Inherited IRAs: Recent Legislative Update on RMDs and the 10-Year Rule

What you should know.

The Setting Every Community Up for Retirement Enhancement (SECURE) Act was signed into law in December of 2019. This Act limited some options available to beneficiaries of IRAs and other retirement plans.  One of the significant changes was the loss of the ability to “stretch” distributions over multiple generations for designated beneficiaries who are not considered Eligible Designated Beneficiaries¹.

Under prior law, a designated beneficiary of an inherited account could elect to take distributions over their life expectancy. With the SECURE Act, a designated beneficiary  cannot treat the inherited IRA as their own but is required to liquidate the inherited account over a ten-year period after the account owner’s death (10-Year Rule).  Note, however, there was no requirement for the designated beneficiary to take distributions during the first nine years.

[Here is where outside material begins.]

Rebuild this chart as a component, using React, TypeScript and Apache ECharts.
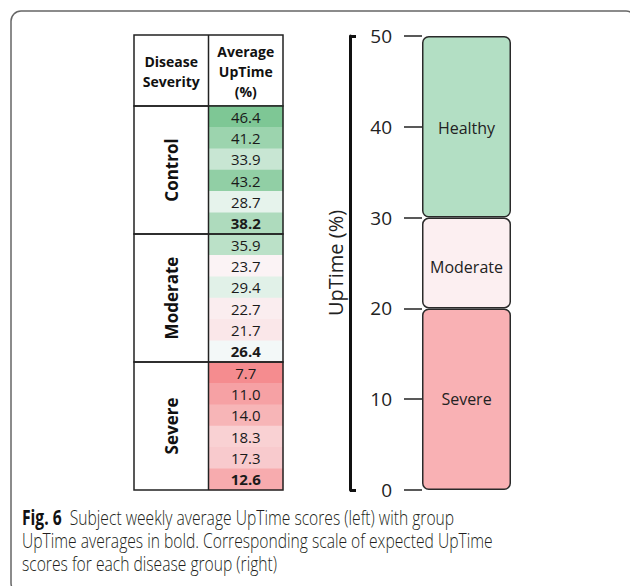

Then the IRS issued Proposed Regulations in February of 2022 intended to clarify some of the provisions of the SECURE Act related to beneficiary designations and distribution options that appeared to be inconsistent.  Under the proposed regulations, if the original account owner died after December 31, 2019, and was taking Required Minimum Distributions (RMDs), the designated beneficiary must take annual RMDs over the 10-Year period. Due to this inconsistency and delay in issuing final regulations, the IRS waived RMDs under the 10-Year Rule for years 2020 through 2023.

As final regulations have yet to be released, the IRS has again waived RMDs under the 10-Year Rule for 2024². What does this mean for designated beneficiaries subject to the 10-Year Rule who inherited an IRA over the past few years? These beneficiaries have the following options:

  • Do nothing and wait for final guidance from the IRS. This allows the inherited account to continue to grow on a tax-deferred basis but may require a larger lump sum taxable distribution in the 10th
  • Begin taking taxable distributions as needed to meet personal needs.
  • Use the taxable distributions to purchase life insurance and leave a financial legacy to your beneficiaries that is typically not income taxable.

The IRS has indicated that final regulations are anticipated to be issued and effective as of January 1, 2025. National Life Group will continue to monitor the regulatory progress regarding inherited IRAs.

National Life Group does not give legal or tax advice. The information is intended to be for educational purposes only. It must not be used as a basis for legal or tax advice and is not intended to be used and cannot be used to avoid tax penalties that may be imposed upon a taxpayer. Moreover, this presentation is not intended to be an all-inclusive review of estate planning concepts and strategies. Clients should consult with an appropriate legal or tax professional prior to acting upon any of the information contained herein.

 

  1. An Eligible Designated Beneficiary is the spouse or minor child of the deceased account owner; disabled or chronically ill individual; an individual who is not more than 10 years younger than the account owner.